Save vs. splurge: Save on the sofa; put the money into two or three great framed prints for the gallery wall.
16. The Velvet Sofa as a Studio Statement Piece

A velvet sofa in a rich, saturated color — navy, emerald, deep rust — is the fastest way to make a studio feel like it has a point of view. This bold navy setup proves it: the velvet sofa reads expensive, the chandelier is theatrical, and the whole space has a personality you don’t forget. Budget velvet sofas have genuinely improved — brands like Homfa, Yaheetech, and Best Choice Products all offer velvet two-seaters under $400 that look far more expensive than they cost. Just choose a color you’ll love in three years, not just right now.

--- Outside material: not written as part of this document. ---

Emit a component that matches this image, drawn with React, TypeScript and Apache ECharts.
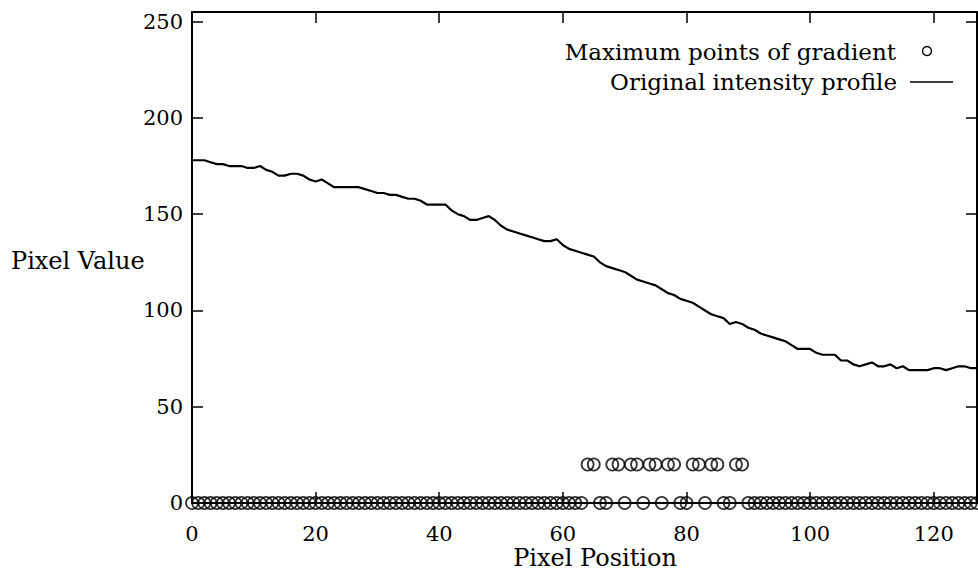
import React, { useEffect, useRef } from "react";
import * as echarts from "echarts";

// Pixel positions 0..127
const pixelPositions: number[] = [
  0, 1, 2, 3, 4, 5, 6, 7, 8, 9, 10, 11, 12, 13, 14, 15, 16, 17, 18, 19,
  20, 21, 22, 23, 24, 25, 26, 27, 28, 29, 30, 31, 32, 33, 34, 35, 36, 37, 38, 39,
  40, 41, 42, 43, 44, 45, 46, 47, 48, 49, 50, 51, 52, 53, 54, 55, 56, 57, 58, 59,
  60, 61, 62, 63, 64, 65, 66, 67, 68, 69, 70, 71, 72, 73, 74, 75, 76, 77, 78, 79,
  80, 81, 82, 83, 84, 85, 86, 87, 88, 89, 90, 91, 92, 93, 94, 95, 96, 97, 98, 99,
  100, 101, 102, 103, 104, 105, 106, 107, 108, 109, 110, 111, 112, 113, 114, 115, 116, 117, 118, 119,
  120, 121, 122, 123, 124, 125, 126, 127,
];

// Original intensity profile
const intensityProfile: number[] = [
  178, 178, 178, 177, 176, 176, 175, 175, 175, 174, 174, 175, 173, 172, 170, 170, 171, 171, 170, 168,
  167, 168, 166, 164, 164, 164, 164, 164, 163, 162, 161, 161, 160, 160, 159, 158, 158, 157, 155, 155,
  155, 155, 152, 150, 149, 147, 147, 148, 149, 147, 144, 142, 141, 140, 139, 138, 137, 136, 136, 137,
  134, 132, 131, 130, 129, 128, 125, 123, 122, 121, 120, 118, 116, 115, 114, 113, 111, 109, 108, 106,
  105, 104, 102, 100, 98, 97, 96, 93, 94, 93, 91, 90, 88, 87, 86, 85, 84, 82, 80, 80,
  80, 78, 77, 77, 77, 74, 74, 72, 71, 72, 73, 71, 71, 72, 70, 71, 69, 69, 69, 69,
  70, 70, 69, 70, 71, 71, 70, 70,
];

// Maximum points of gradient (0 or 20 at each pixel position)
const gradientMaxima: number[] = [
  0, 0, 0, 0, 0, 0, 0, 0, 0, 0, 0, 0, 0, 0, 0, 0, 0, 0, 0, 0,
  0, 0, 0, 0, 0, 0, 0, 0, 0, 0, 0, 0, 0, 0, 0, 0, 0, 0, 0, 0,
  0, 0, 0, 0, 0, 0, 0, 0, 0, 0, 0, 0, 0, 0, 0, 0, 0, 0, 0, 0,
  0, 0, 0, 0, 20, 20, 0, 0, 20, 20, 0, 20, 20, 0, 20, 20, 0, 20, 20, 0,
  0, 20, 20, 0, 20, 20, 0, 0, 20, 20, 0, 0, 0, 0, 0, 0, 0, 0, 0, 0,
  0, 0, 0, 0, 0, 0, 0, 0, 0, 0, 0, 0, 0, 0, 0, 0, 0, 0, 0, 0,
  0, 0, 0, 0, 0, 0, 0, 0,
];

const xTicks = [0, 20, 40, 60, 80, 100, 120];
const yTicks = [0, 50, 100, 150, 200, 250];

const FONT = "'DejaVu Serif', 'Liberation Serif', serif";

export default function App() {
  const ref = useRef<HTMLDivElement>(null);

  useEffect(() => {
    if (!ref.current) return;
    const chart = echarts.init(ref.current, null, { renderer: "svg" });

    const profileData = pixelPositions.map((x, i) => [x, intensityProfile[i]]);
    const gradientData = pixelPositions.map((x, i) => [x, gradientMaxima[i]]);

    const tickCommon = {
      show: true,
      inside: true,
      length: 11,
      lineStyle: { color: "#000", width: 1.5 },
    };
    const axisLineCommon = { show: true, onZero: false, lineStyle: { color: "#000", width: 2 } };

    chart.setOption({
      animation: false,
      backgroundColor: "#fff",
      grid: { left: 192, right: 1, top: 12, bottom: 77, containLabel: false },
      xAxis: [
        {
          type: "value",
          min: 0,
          max: 127,
          interval: 20,
          position: "bottom",
          axisLine: axisLineCommon,
          axisTick: tickCommon,
          splitLine: { show: false },
          axisLabel: {
            show: true,
            margin: 20,
            color: "#000",
            fontFamily: FONT,
            fontSize: 21,
            showMaxLabel: false,
            formatter: (v: number) => (xTicks.includes(v) ? String(v) : ""),
          },
        },
        {
          type: "value",
          min: 0,
          max: 127,
          interval: 20,
          position: "top",
          axisLine: axisLineCommon,
          axisTick: tickCommon,
          splitLine: { show: false },
          axisLabel: { show: false },
        },
      ],
      yAxis: [
        {
          type: "value",
          min: 0,
          max: 255,
          interval: 50,
          position: "left",
          axisLine: axisLineCommon,
          axisTick: tickCommon,
          splitLine: { show: false },
          axisLabel: {
            show: true,
            margin: 9,
            color: "#000",
            fontFamily: FONT,
            fontSize: 21,
            showMaxLabel: false,
            formatter: (v: number) => (yTicks.includes(v) ? String(v) : ""),
          },
        },
        {
          type: "value",
          min: 0,
          max: 255,
          interval: 50,
          position: "right",
          axisLine: axisLineCommon,
          axisTick: tickCommon,
          splitLine: { show: false },
          axisLabel: { show: false },
        },
      ],
      series: [
        {
          name: "Maximum points of gradient",
          type: "scatter",
          data: gradientData,
          symbol: "circle",
          symbolSize: 12,
          itemStyle: { color: "rgba(255,255,255,0)", borderColor: "#000", borderWidth: 1.8 },
          z: 3,
        },
        {
          name: "Original intensity profile",
          type: "line",
          data: profileData,
          showSymbol: false,
          symbol: "none",
          lineStyle: { color: "#000", width: 2.2 },
          z: 4,
        },
      ],
      graphic: [
        {
          type: "text",
          x: 11,
          y: 261,
          style: {
            text: "Pixel Value",
            fill: "#000",
            font: `24px ${FONT}`,
            verticalAlign: "middle",
          },
        },
        {
          type: "text",
          x: 595,
          y: 558,
          style: {
            text: "Pixel Position",
            fill: "#000",
            font: `24px ${FONT}`,
            align: "center",
            verticalAlign: "middle",
          },
        },
        {
          type: "text",
          x: 896,
          y: 52,
          style: {
            text: "Maximum points of gradient",
            fill: "#000",
            font: `23px ${FONT}`,
            align: "right",
            verticalAlign: "middle",
          },
        },
        {
          type: "circle",
          shape: { cx: 927, cy: 51, r: 4.5 },
          style: { fill: "none", stroke: "#000", lineWidth: 1.4 },
        },
        {
          type: "text",
          x: 897,
          y: 82,
          style: {
            text: "Original intensity profile",
            fill: "#000",
            font: `23px ${FONT}`,
            align: "right",
            verticalAlign: "middle",
          },
        },
        {
          type: "line",
          shape: { x1: 910, y1: 82, x2: 953, y2: 82 },
          style: { stroke: "#000", lineWidth: 1.5 },
        },
      ],
    });

    return () => chart.dispose();
  }, []);

  return (
    <div
      ref={ref}
      style={{ position: "fixed", left: 0, top: 0, width: 978, height: 580, background: "#fff" }}
    />
  );
}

Sofia’s honest take: Velvet and pets are a bad combination. If you have a dog or cat, go performance fabric instead — it mimics velvet texture but actually survives daily life.

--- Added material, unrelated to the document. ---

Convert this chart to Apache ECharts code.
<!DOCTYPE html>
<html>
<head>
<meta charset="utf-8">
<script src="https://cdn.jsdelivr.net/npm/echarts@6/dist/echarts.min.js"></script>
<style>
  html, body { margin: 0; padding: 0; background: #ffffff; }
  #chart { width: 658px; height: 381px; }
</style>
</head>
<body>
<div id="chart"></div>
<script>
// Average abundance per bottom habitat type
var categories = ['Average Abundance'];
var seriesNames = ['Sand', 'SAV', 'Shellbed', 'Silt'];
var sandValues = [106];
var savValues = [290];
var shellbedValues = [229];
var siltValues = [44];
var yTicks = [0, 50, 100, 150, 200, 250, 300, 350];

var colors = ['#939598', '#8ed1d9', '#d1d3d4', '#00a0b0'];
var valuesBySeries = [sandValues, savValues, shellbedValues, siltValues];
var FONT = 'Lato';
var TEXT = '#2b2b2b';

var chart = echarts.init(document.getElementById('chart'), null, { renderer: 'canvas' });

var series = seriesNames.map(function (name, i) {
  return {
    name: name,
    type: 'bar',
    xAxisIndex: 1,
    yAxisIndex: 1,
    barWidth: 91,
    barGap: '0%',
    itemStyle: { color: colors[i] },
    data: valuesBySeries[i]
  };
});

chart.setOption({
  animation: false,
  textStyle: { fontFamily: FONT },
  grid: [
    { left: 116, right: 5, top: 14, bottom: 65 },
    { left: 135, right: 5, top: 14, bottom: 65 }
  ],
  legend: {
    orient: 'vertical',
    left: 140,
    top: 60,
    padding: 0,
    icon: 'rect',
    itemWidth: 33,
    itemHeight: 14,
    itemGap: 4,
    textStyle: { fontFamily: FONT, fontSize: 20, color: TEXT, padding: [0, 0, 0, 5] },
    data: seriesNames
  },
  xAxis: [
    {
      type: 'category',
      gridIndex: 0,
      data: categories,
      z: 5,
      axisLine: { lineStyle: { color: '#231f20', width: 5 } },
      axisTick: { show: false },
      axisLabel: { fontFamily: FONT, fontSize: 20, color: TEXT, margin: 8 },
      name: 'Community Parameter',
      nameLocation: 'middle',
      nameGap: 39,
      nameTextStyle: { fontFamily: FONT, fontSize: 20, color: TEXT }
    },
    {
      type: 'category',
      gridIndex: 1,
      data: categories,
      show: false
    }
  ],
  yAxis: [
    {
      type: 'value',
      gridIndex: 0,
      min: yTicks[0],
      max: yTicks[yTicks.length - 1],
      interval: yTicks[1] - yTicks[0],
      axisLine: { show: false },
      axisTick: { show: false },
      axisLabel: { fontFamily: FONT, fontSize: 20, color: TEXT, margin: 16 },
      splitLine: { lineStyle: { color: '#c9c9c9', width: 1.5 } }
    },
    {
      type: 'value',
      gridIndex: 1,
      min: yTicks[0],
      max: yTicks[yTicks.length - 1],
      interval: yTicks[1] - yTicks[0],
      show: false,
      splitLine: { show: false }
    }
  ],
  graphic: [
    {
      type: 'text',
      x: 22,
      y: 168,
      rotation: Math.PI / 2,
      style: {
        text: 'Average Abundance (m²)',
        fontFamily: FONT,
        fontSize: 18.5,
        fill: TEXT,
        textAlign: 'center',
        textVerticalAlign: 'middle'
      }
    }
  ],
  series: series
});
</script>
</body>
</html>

17. The Sofa That Works With a Bookshelf Divider

One of the smartest studio moves is using a bookshelf as a room divider — and your sofa should back up to it. This creates a defined living zone on one side and a sleeping zone on the other without any construction. A simple gray or neutral sofa facing into the “living room” side makes the setup feel complete. The bookshelf does double duty: storage and architecture. A basic IKEA Billy bookcase costs under $100, and a secondhand gray sofa in the $200–$400 range rounds out the whole setup for a remarkably small investment.
Pro tip: Style the back of the bookshelf (the side facing the bedroom) with plants and small objects — it looks intentional from both sides.
Final Thoughts
You don’t need a big budget or a big apartment to have a sofa you’re genuinely proud of. What you need is the right scale, a color that works with what you already have, and a little patience to shop around rather than grab the first thing you see. Most of the setups in this list cost under $700 — and several came in well under $400.
Pick the one that matches your layout, your life, and your budget. Then get the throw pillow situation right, and honestly? Your studio will look like it belongs on Pinterest.
The best couch isn’t the most expensive one — it’s the one that fits your room, your routine, and still has room for you.